As Virginia has grappled with the ongoing opioid epidemic, the overwhelming need for treatment has made room for cash clinics and pill mills to squeeze through loopholes that the state is trying to close.
Southwest Virginia especially has been seeing cases where doctors require patients to pay cash for both prescription opioid painkillers and drugs like methadone, which is used to treat addiction, according to Medicaid officials.
In 2017, the state’s Medicaid program initiated the Addiction and Recovery Treatment Services, or ARTS, program, which significantly expanded access to what officials refer to as “high-quality” treatment services. But some Medicaid patients are still going to cash clinics for services, unaware that better treatment options are covered, said Kate Neuhausen, chief medical officer with the Virginia Department of Medical Assistance Services.
“They may be like the pregnant woman who came up to me at an event and said, ‘I’ve been paying $100 a week for methadone, I had no idea Medicaid would pay for it, I couldn’t make the mortgage payment on my house because of my methadone, and I’m losing my house,” Neuhausen said.
Legislation to prohibit physicians from taking cash from Medicaid patients for opioid pain management or medication-assisted-treatment, which refers to the practice of prescribing patients drugs like methadone to treat their addictions, passed its first committee unanimously on Thursday.
“This bill addresses the bad actors who could participate in Medicaid, but they opt out,” the bill’s sponsor, Del. Todd Pillion, R-Washington County, told the House Health, Welfare and Institutions committee.
Neuhausen said Medicaid’s ARTS program has a very strong network of opioid-use disorder treatment providers that will cover those who are currently going to cash clinics. The bill would require that those offering treatment be an in-network provider, meaning they have to be credentialed by one of the state’s six Medicaid health plans.
Doug Gray, executive director of the Virginia Association of Health Plans, said his group supports the bill “wholeheartedly.”

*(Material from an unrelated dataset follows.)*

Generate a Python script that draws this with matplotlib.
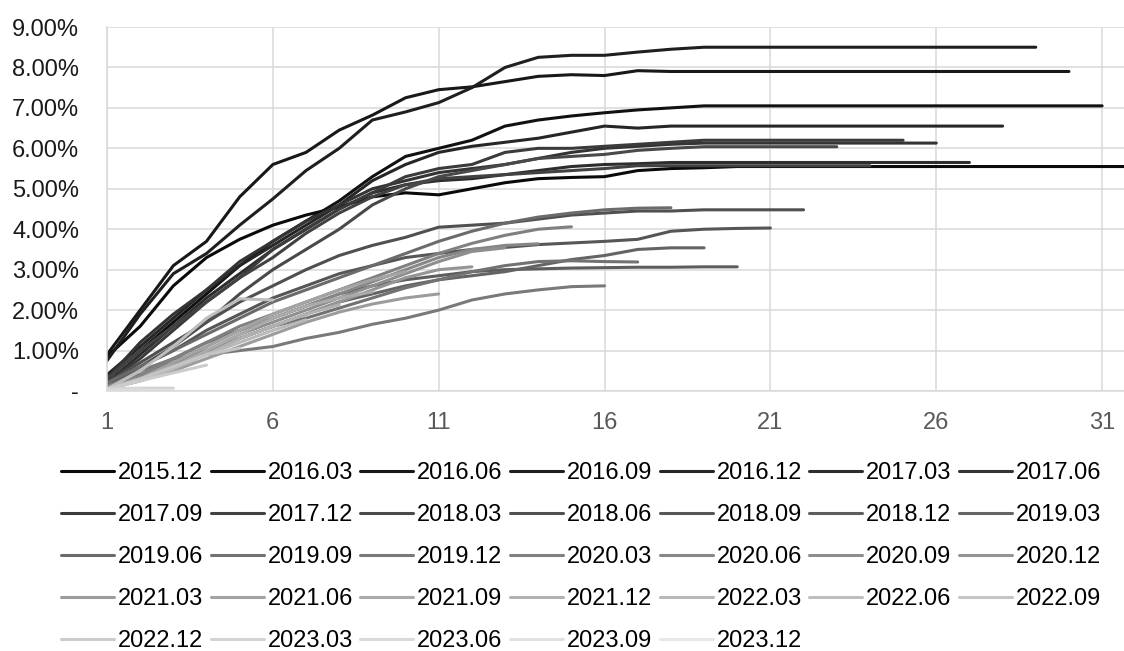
import numpy as np
import matplotlib
matplotlib.use('Agg')
import matplotlib.pyplot as plt
from matplotlib.ticker import FuncFormatter, MultipleLocator

# vintage labels (quarterly cohorts)
vintages = ['2015.12', '2016.03', '2016.06', '2016.09', '2016.12', '2017.03', '2017.06',
            '2017.09', '2017.12', '2018.03', '2018.06', '2018.09', '2018.12', '2019.03',
            '2019.06', '2019.09', '2019.12', '2020.03', '2020.06', '2020.09', '2020.12',
            '2021.03', '2021.06', '2021.09', '2021.12', '2022.03', '2022.06', '2022.09',
            '2022.12', '2023.03', '2023.06', '2023.09', '2023.12']

# cumulative rate (%) by month on book
v2015_12 = [0.85, 1.6, 2.6, 3.3, 3.75, 4.1, 4.35, 4.55, 4.8, 4.9, 4.85, 5.0, 5.15, 5.25, 5.28, 5.3,
            5.45, 5.5, 5.52, 5.55, 5.55, 5.55, 5.55, 5.55, 5.55, 5.55, 5.55, 5.55, 5.55, 5.55, 5.55, 5.55]
v2016_03 = [0.3, 1.0, 1.7, 2.4, 3.1, 3.7, 4.2, 4.7, 5.3, 5.8, 6.0, 6.2, 6.55, 6.7, 6.8, 6.88,
            6.95, 7.0, 7.05, 7.05, 7.05, 7.05, 7.05, 7.05, 7.05, 7.05, 7.05, 7.05, 7.05, 7.05, 7.05]
v2016_06 = [0.9, 2.0, 3.1, 3.7, 4.8, 5.6, 5.9, 6.45, 6.82, 7.25, 7.45, 7.52, 7.65, 7.78, 7.82, 7.8,
            7.92, 7.9, 7.9, 7.9, 7.9, 7.9, 7.9, 7.9, 7.9, 7.9, 7.9, 7.9, 7.9, 7.9]
v2016_09 = [0.75, 1.9, 2.9, 3.4, 4.1, 4.75, 5.45, 6.0, 6.7, 6.9, 7.13, 7.5, 8.0, 8.25, 8.3, 8.3,
            8.38, 8.45, 8.5, 8.5, 8.5, 8.5, 8.5, 8.5, 8.5, 8.5, 8.5, 8.5, 8.5]
v2016_12 = [0.4, 1.1, 1.8, 2.5, 3.1, 3.6, 4.1, 4.6, 5.2, 5.6, 5.9, 6.05, 6.15, 6.25, 6.4, 6.55,
            6.5, 6.55, 6.55, 6.55, 6.55, 6.55, 6.55, 6.55, 6.55, 6.55, 6.55, 6.55]
v2017_03 = [0.2, 0.9, 1.6, 2.3, 2.9, 3.5, 4.0, 4.5, 4.9, 5.1, 5.2, 5.25, 5.35, 5.45, 5.55, 5.6,
            5.62, 5.65, 5.65, 5.65, 5.65, 5.65, 5.65, 5.65, 5.65, 5.65, 5.65]
v2017_06 = [0.3, 1.2, 1.9, 2.5, 3.2, 3.7, 4.2, 4.6, 5.0, 5.2, 5.4, 5.5, 5.6, 5.75, 5.9, 6.0,
            6.05, 6.1, 6.13, 6.13, 6.13, 6.13, 6.13, 6.13, 6.13, 6.13]
v2017_09 = [0.2, 0.8, 1.5, 2.2, 2.8, 3.5, 4.0, 4.5, 4.9, 5.3, 5.5, 5.6, 5.9, 6.0, 6.0, 6.05,
            6.1, 6.15, 6.2, 6.2, 6.2, 6.2, 6.2, 6.2, 6.2]
v2017_12 = [0.3, 1.0, 1.6, 2.2, 2.8, 3.3, 3.9, 4.4, 4.8, 5.1, 5.25, 5.3, 5.35, 5.4, 5.45, 5.5,
            5.57, 5.57, 5.57, 5.57, 5.57, 5.57, 5.57, 5.57]
v2018_03 = [0.1, 0.6, 1.1, 1.7, 2.4, 3.0, 3.5, 4.0, 4.6, 5.0, 5.3, 5.45, 5.6, 5.75, 5.8, 5.85,
            5.95, 6.0, 6.04, 6.04, 6.04, 6.04, 6.04]
v2018_06 = [0.2, 0.7, 1.2, 1.7, 2.2, 2.6, 3.0, 3.35, 3.6, 3.8, 4.05, 4.1, 4.15, 4.25, 4.35, 4.4,
            4.45, 4.45, 4.48, 4.48, 4.48, 4.48]
v2018_09 = [0.2, 0.6, 1.0, 1.5, 1.9, 2.3, 2.6, 2.9, 3.1, 3.3, 3.4, 3.5, 3.55, 3.62, 3.66, 3.7,
            3.75, 3.95, 4.0, 4.02, 4.03]
v2018_12 = [0.1, 0.4, 0.8, 1.2, 1.5, 1.8, 2.1, 2.4, 2.6, 2.75, 2.85, 2.95, 3.0, 3.02, 3.04, 3.05,
            3.06, 3.06, 3.07, 3.07]
v2019_03 = [0.1, 0.4, 0.7, 1.0, 1.3, 1.6, 1.9, 2.2, 2.4, 2.6, 2.75, 2.85, 2.95, 3.1, 3.25, 3.35,
            3.5, 3.54, 3.54]
v2019_06 = [0.2, 0.6, 1.0, 1.4, 1.8, 2.2, 2.5, 2.8, 3.1, 3.4, 3.7, 3.95, 4.15, 4.3, 4.4, 4.48,
            4.52, 4.53]
v2019_09 = [0.1, 0.4, 0.7, 1.0, 1.3, 1.6, 1.8, 2.05, 2.3, 2.55, 2.75, 2.95, 3.1, 3.2, 3.22, 3.2, 3.19]
v2019_12 = [0.1, 0.5, 0.8, 0.9, 1.0, 1.1, 1.3, 1.45, 1.65, 1.8, 2.0, 2.25, 2.4, 2.5, 2.58, 2.6]
v2020_03 = [0.1, 0.4, 0.8, 1.2, 1.6, 1.9, 2.2, 2.5, 2.8, 3.1, 3.4, 3.65, 3.85, 4.0, 4.06]
v2020_06 = [0.1, 0.35, 0.7, 1.1, 1.5, 1.8, 2.1, 2.4, 2.7, 3.0, 3.3, 3.5, 3.6, 3.64]
v2020_09 = [0.05, 0.3, 0.6, 1.0, 1.4, 1.7, 2.0, 2.3, 2.6, 2.9, 3.2, 3.45, 3.54]
v2020_12 = [0.05, 0.3, 0.6, 0.9, 1.3, 1.6, 1.9, 2.2, 2.5, 2.8, 3.0, 3.07]
v2021_03 = [0.05, 0.25, 0.5, 0.8, 1.1, 1.4, 1.7, 1.95, 2.15, 2.3, 2.4]
v2021_06 = [0.05, 0.3, 0.7, 1.1, 1.5, 1.9, 2.2, 2.5, 2.75, 2.95]
v2021_09 = [0.05, 0.3, 0.6, 1.0, 1.4, 1.8, 2.1, 2.3, 2.45]
v2021_12 = [0.05, 0.3, 0.6, 0.9, 1.3, 1.6, 1.9, 2.13]
v2022_03 = [0.05, 0.25, 0.55, 0.9, 1.2, 1.5, 1.76]
v2022_06 = [0.05, 0.5, 1.1, 1.8, 2.28, 2.25]
v2022_09 = [0.05, 0.3, 0.6, 0.9, 1.06]
v2022_12 = [0.05, 0.25, 0.45, 0.64]
v2023_03 = [0.05, 0.07, 0.07]
v2023_06 = [0.02, 0.05]
v2023_09 = [0.0]
v2023_12 = []

curves = [v2015_12, v2016_03, v2016_06, v2016_09, v2016_12, v2017_03, v2017_06, v2017_09,
          v2017_12, v2018_03, v2018_06, v2018_09, v2018_12, v2019_03, v2019_06, v2019_09,
          v2019_12, v2020_03, v2020_06, v2020_09, v2020_12, v2021_03, v2021_06, v2021_09,
          v2021_12, v2022_03, v2022_06, v2022_09, v2022_12, v2023_03, v2023_06, v2023_09,
          v2023_12]

plt.rcParams['font.family'] = ['Liberation Sans', 'DejaVu Sans']
plt.rcParams['font.size'] = 17

fig = plt.figure(figsize=(11.24, 6.51), dpi=100)
ax = fig.add_axes([107 / 1124, 1 - 391 / 651, 1017 / 1124, 364 / 651])

n = len(curves)
lines = []
for i, (lab, vals) in enumerate(zip(vintages, curves)):
    g = 0.04 + 0.87 * i / (n - 1)  # black -> light grey
    x = np.arange(1, len(vals) + 1)
    ln, = ax.plot(x, vals, color=(g, g, g), lw=2.2, label=lab,
                  solid_capstyle='round', solid_joinstyle='round', zorder=2 + i * 0.01)
    lines.append(ln)

ax.set_xlim(1, 31.66)
ax.set_ylim(0, 9)
ax.set_xticks([1, 6, 11, 16, 21, 26, 31])
ax.yaxis.set_major_locator(MultipleLocator(1))
ax.yaxis.set_major_formatter(FuncFormatter(lambda v, p: '-' if v == 0 else '%.2f%%' % v))

ax.grid(True, color='#d9d9d9', lw=1.1)
ax.set_axisbelow(True)
for s in ['top', 'right']:
    ax.spines[s].set_visible(False)
ax.spines['left'].set_color('#d9d9d9')
ax.spines['bottom'].set_color('#d9d9d9')
ax.spines['bottom'].set_linewidth(1.1)
ax.spines['left'].set_linewidth(1.1)
ax.tick_params(axis='both', length=0)
ax.tick_params(axis='x', pad=15, colors='#595959')
ax.tick_params(axis='y', pad=20, labelcolor='#1a1a1a')

# legend reads row by row, matplotlib fills by column
ncol = 7
order = []
for c in range(ncol):
    for r in range(5):
        k = r * ncol + c
        if k < n:
            order.append(k)
fig.legend([lines[k] for k in order], [vintages[k] for k in order],
           loc='upper left', bbox_to_anchor=(61 / 1124, 1 - 462 / 651), ncol=ncol,
           frameon=False, handlelength=2.25, handletextpad=0.17, columnspacing=0.3,
           labelspacing=0.85, borderpad=0, borderaxespad=0, fontsize=17)

plt.savefig('out.png', dpi=100)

“This has been a problem for many years and we’ve been trying to figure out how to get to it,” he said.
Opioid addiction treatments work best when they’re offered in conjunction with counseling and trauma-informed care, Neuhausen said in an interview. People aren’t turned away for refusing counseling, she added, but the best providers are those that offer both counseling and medication treatment, unlike cash clinics.
Some of these cash clinics might give a patient a months-long supply of suboxone, another drug used in medication-assisted-treatment, and also co-prescribe a potentially dangerous medication like benzodiazepines or Adderall, Neuhausen said.
“So then the member would go get the prescription and sell part of it to have enough cash to come back and pay the physician,” she said. “It really can fuel the black market and just lead to low-quality outcomes.”
Medicaid expansion means that thousands more Virginians will have access to the ARTS program and a new avenue for treatment. But that’s why it’s all the more important, Neuhausen said, to educate members about their coverage options and deter them from going to these “bad actors.”
“It’s really great to have built the foundation of services first and now to be able to give all these people, many of whom have had nothing, to really have access to high quality treatment,” she said. “But that’s why this bill is so important to make sure they come into our ARTS network.”